Volvo has failed to surprise me when I took the XC60 to a corner. Like the XC90 and C70 I tried before, body roll is very apparent, sometimes even scary, making it clear that these cars aren’t meant to be driven hard. Its comfort-biased suspension also means that at speed, the car starts to get bouncy and unstable, unable to give the car a planted feel on the road. On this front, before one starts to get disappointed, I must mention that the XC60 certainly felt like an improvement over the C70 I took before. Certainly, some work must have been done on the suspension and the tweaks can be felt. Still, an adjustable suspension or something similar would benefit the XC60 in every way.

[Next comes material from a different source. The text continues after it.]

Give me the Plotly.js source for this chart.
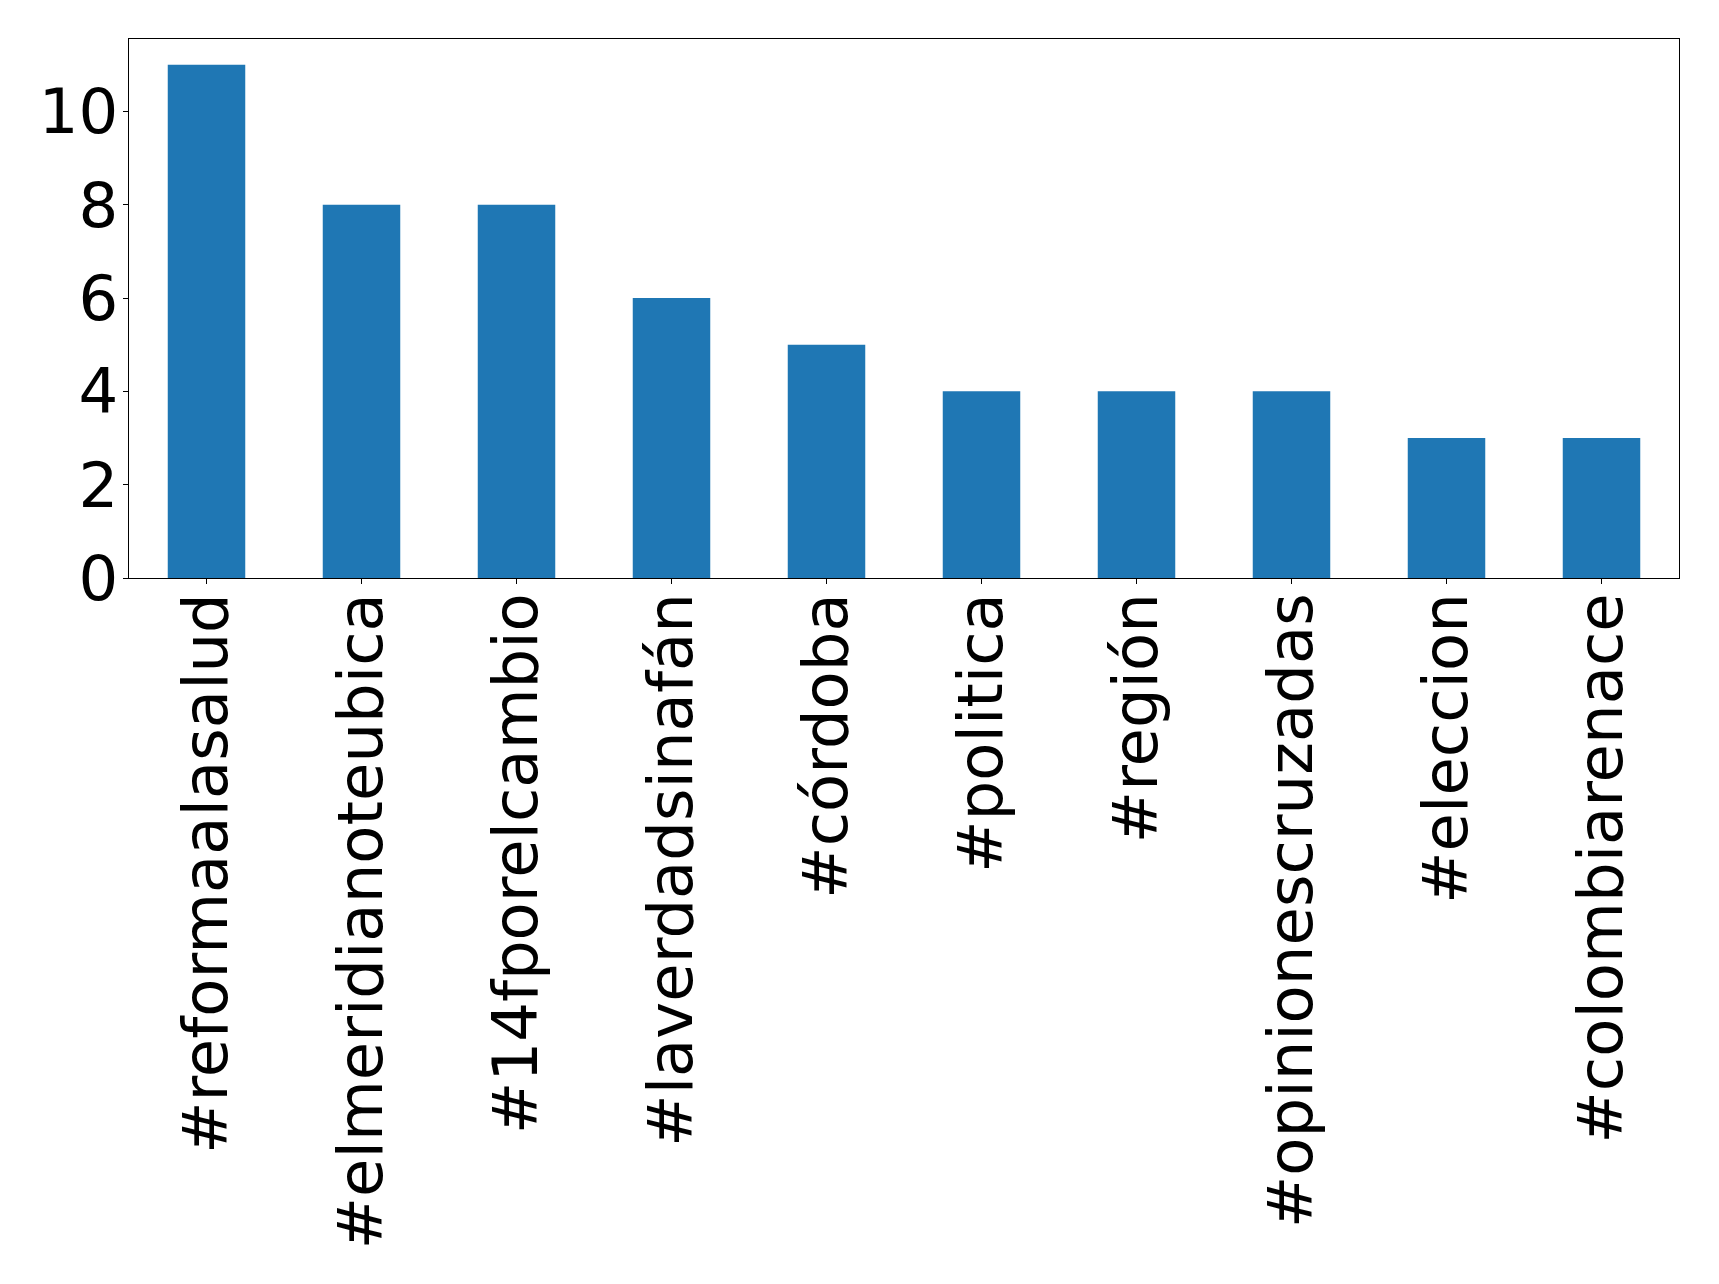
<!DOCTYPE html>
<html>
<head>
<meta charset="utf-8">
<script src="https://cdn.plot.ly/plotly-3.0.1.min.js"></script>
<style>html,body{margin:0;padding:0;background:#fff;}</style>
</head>
<body>
<div id="chart" style="width:1719px;height:1284px;"></div>
<script>
const hashtags = ["#reformaalasalud", "#elmeridianoteubica", "#14fporelcambio", "#laverdadsinafán", "#córdoba", "#politica", "#región", "#opinionescruzadas", "#eleccion", "#colombiarenace"];
const counts = [11, 8, 8, 6, 5, 4, 4, 4, 3, 3];
const yTicks = [0, 2, 4, 6, 8, 10];

const trace = {
  type: "bar",
  x: hashtags,
  y: counts,
  marker: {color: "#1f77b4", line: {width: 0}},
  hoverinfo: "x+y"
};

const font = {family: "DejaVu Sans, sans-serif", size: 62.5, color: "#000"};

const layout = {
  width: 1719,
  height: 1284,
  margin: {l: 129, r: 40, t: 39, b: 706, pad: 0},
  paper_bgcolor: "#fff",
  plot_bgcolor: "#fff",
  bargap: 0.5,
  showlegend: false,
  font: font,
  xaxis: {
    type: "category",
    range: [-0.5, hashtags.length - 0.5],
    tickangle: -90,
    tickfont: font,
    ticks: "outside",
    ticklen: 5,
    tickwidth: 1,
    tickcolor: "#000",
    ticklabelstandoff: -16,
    showline: true,
    linecolor: "#000",
    linewidth: 1.2,
    mirror: true,
    showgrid: false,
    zeroline: false,
    automargin: false
  },
  yaxis: {
    range: [0, 11.55],
    tickvals: yTicks,
    ticktext: yTicks.map(String),
    tickfont: font,
    ticks: "outside",
    ticklen: 5,
    tickwidth: 1,
    tickcolor: "#000",
    ticklabelstandoff: -8,
    showline: true,
    linecolor: "#000",
    linewidth: 1.2,
    mirror: true,
    showgrid: false,
    zeroline: false,
    automargin: false
  }
};

Plotly.newPlot("chart", [trace], layout, {displayModeBar: false, staticPlot: true});
</script>
</body>
</html>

The interior’s where we will spend most of our time. Here Volvo has done a good job in terms of quality as well as fit and finish; in both Volvo has managed to make the XC60 feel expensive and long-lasting. One thing sorely missing however is a screen to manage the car’s air-conditioning, navigation and the like – something like BMW’s i-Drive or Audi’s MMI. Volvo has chose to remain basic and instead opted for a plethora of buttons which makes operation of many of the comfort options quite counter-intuitive. These days, a car this expensive also deserves more. A reverse camera is an option; without it, where a screen is supposed to be is a storage compartment.
In all, the XC60 represents Volvo’s efforts in capturing more market share in unique segments where people no longer want something specific but more of crossovers. And while the XC60 is not a master in any trade, it offers a very reasonable alternative to the X6 for those who don’t want to pay so much for a BMW. It does, after all, do what a car is expected to do perfectly. Just don’t expect more from it.